- **Work to do**
Write out each line of the listing as it stands, without the images.

— BEGIN —

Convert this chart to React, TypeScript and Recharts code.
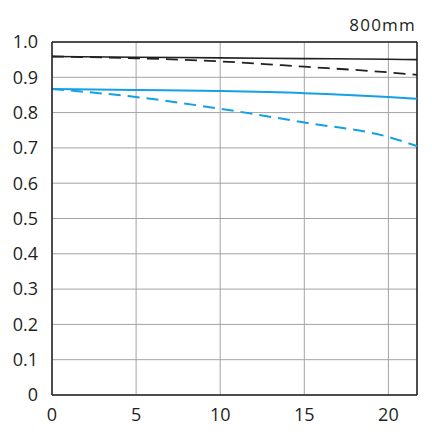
import React from 'react';
import { LineChart, Line, XAxis, YAxis, CartesianGrid, ReferenceLine } from 'recharts';

const imageHeight = [0, 5, 10, 15, 20, 21.7];
const wideSagittal = [0.959, 0.957, 0.955, 0.953, 0.951, 0.95];
const wideMeridional = [0.959, 0.954, 0.945, 0.93, 0.914, 0.907];
const fineSagittal = [0.867, 0.864, 0.861, 0.855, 0.844, 0.839];
const fineMeridional = [0.867, 0.844, 0.811, 0.772, 0.731, 0.705];

const xTicks = [0, 5, 10, 15, 20];
const yTicks = [0, 0.1, 0.2, 0.3, 0.4, 0.5, 0.6, 0.7, 0.8, 0.9, 1.0];
const title = '800mm';

const data = imageHeight.map((x, i) => ({
  x,
  ws: wideSagittal[i],
  wm: wideMeridional[i],
  fs: fineSagittal[i],
  fm: fineMeridional[i],
}));

const INK = '#231f20';
const BLUE = '#14a0e4';
const FONT = '"Open Sans", sans-serif';

const fmtY = (v: number) => (v === 0 ? '0' : v.toFixed(1));

const App: React.FC = () => (
  <div style={{ position: 'absolute', left: 0, top: 0, width: 432, height: 438, background: '#fff' }}>
    <div
      style={{
        position: 'absolute',
        right: 16,
        top: 15,
        fontFamily: FONT,
        fontSize: 17,
        letterSpacing: '1.2px',
        color: INK,
        lineHeight: '20px',
      }}
    >
      {title}
    </div>
    <LineChart width={432} height={438} data={data} margin={{ top: 42, right: 15, bottom: 13, left: 0 }}>
      <CartesianGrid stroke="#a3a3a3" strokeWidth={1} />
      <XAxis
        dataKey="x"
        type="number"
        domain={[0, 21.7]}
        ticks={xTicks}
        interval={0}
        height={30}
        tickSize={0}
        tickMargin={13}
        axisLine={{ stroke: INK, strokeWidth: 1.5 }}
        tick={{ fill: INK, fontSize: 18, fontFamily: FONT }}
      />
      <YAxis
        type="number"
        domain={[0, 1]}
        ticks={yTicks}
        interval={0}
        width={52}
        tickSize={0}
        tickMargin={14}
        tickFormatter={fmtY}
        axisLine={{ stroke: INK, strokeWidth: 1.5 }}
        tick={{ fill: INK, fontSize: 18, fontFamily: FONT }}
      />
      <ReferenceLine y={1} stroke={INK} strokeWidth={1.5} />
      <ReferenceLine x={21.7} stroke={INK} strokeWidth={1.5} />
      <Line type="monotone" dataKey="ws" stroke={INK} strokeWidth={1.6} dot={false} isAnimationActive={false} />
      <Line
        type="monotone"
        dataKey="wm"
        stroke={INK}
        strokeWidth={1.8}
        strokeDasharray="12 7"
        dot={false}
        isAnimationActive={false}
      />
      <Line type="monotone" dataKey="fs" stroke={BLUE} strokeWidth={2} dot={false} isAnimationActive={false} />
      <Line
        type="monotone"
        dataKey="fm"
        stroke={BLUE}
        strokeWidth={2}
        strokeDasharray="12 7"
        dot={false}
        isAnimationActive={false}
      />
    </LineChart>
  </div>
);

export default App;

— END —

- **Result of this task**
Convert this chart to React, TypeScript and Recharts code.
import React from 'react';
import { LineChart, Line, XAxis, YAxis, CartesianGrid, ReferenceLine } from 'recharts';

const imageHeight = [0, 5, 10, 15, 20, 21.7];
const wideSagittal = [0.959, 0.957, 0.955, 0.953, 0.951, 0.95];
const wideMeridional = [0.959, 0.954, 0.945, 0.93, 0.914, 0.907];
const fineSagittal = [0.867, 0.864, 0.861, 0.855, 0.844, 0.839];
const fineMeridional = [0.867, 0.844, 0.811, 0.772, 0.731, 0.705];

const xTicks = [0, 5, 10, 15, 20];
const yTicks = [0, 0.1, 0.2, 0.3, 0.4, 0.5, 0.6, 0.7, 0.8, 0.9, 1.0];
const title = '800mm';

const data = imageHeight.map((x, i) => ({
  x,
  ws: wideSagittal[i],
  wm: wideMeridional[i],
  fs: fineSagittal[i],
  fm: fineMeridional[i],
}));

const INK = '#231f20';
const BLUE = '#14a0e4';
const FONT = '"Open Sans", sans-serif';

const fmtY = (v: number) => (v === 0 ? '0' : v.toFixed(1));

const App: React.FC = () => (
  <div style={{ position: 'absolute', left: 0, top: 0, width: 432, height: 438, background: '#fff' }}>
    <div
      style={{
        position: 'absolute',
        right: 16,
        top: 15,
        fontFamily: FONT,
        fontSize: 17,
        letterSpacing: '1.2px',
        color: INK,
        lineHeight: '20px',
      }}
    >
      {title}
    </div>
    <LineChart width={432} height={438} data={data} margin={{ top: 42, right: 15, bottom: 13, left: 0 }}>
      <CartesianGrid stroke="#a3a3a3" strokeWidth={1} />
      <XAxis
        dataKey="x"
        type="number"
        domain={[0, 21.7]}
        ticks={xTicks}
        interval={0}
        height={30}
        tickSize={0}
        tickMargin={13}
        axisLine={{ stroke: INK, strokeWidth: 1.5 }}
        tick={{ fill: INK, fontSize: 18, fontFamily: FONT }}
      />
      <YAxis
        type="number"
        domain={[0, 1]}
        ticks={yTicks}
        interval={0}
        width={52}
        tickSize={0}
        tickMargin={14}
        tickFormatter={fmtY}
        axisLine={{ stroke: INK, strokeWidth: 1.5 }}
        tick={{ fill: INK, fontSize: 18, fontFamily: FONT }}
      />
      <ReferenceLine y={1} stroke={INK} strokeWidth={1.5} />
      <ReferenceLine x={21.7} stroke={INK} strokeWidth={1.5} />
      <Line type="monotone" dataKey="ws" stroke={INK} strokeWidth={1.6} dot={false} isAnimationActive={false} />
      <Line
        type="monotone"
        dataKey="wm"
        stroke={INK}
        strokeWidth={1.8}
        strokeDasharray="12 7"
        dot={false}
        isAnimationActive={false}
      />
      <Line type="monotone" dataKey="fs" stroke={BLUE} strokeWidth={2} dot={false} isAnimationActive={false} />
      <Line
        type="monotone"
        dataKey="fm"
        stroke={BLUE}
        strokeWidth={2}
        strokeDasharray="12 7"
        dot={false}
        isAnimationActive={false}
      />
    </LineChart>
  </div>
);

export default App;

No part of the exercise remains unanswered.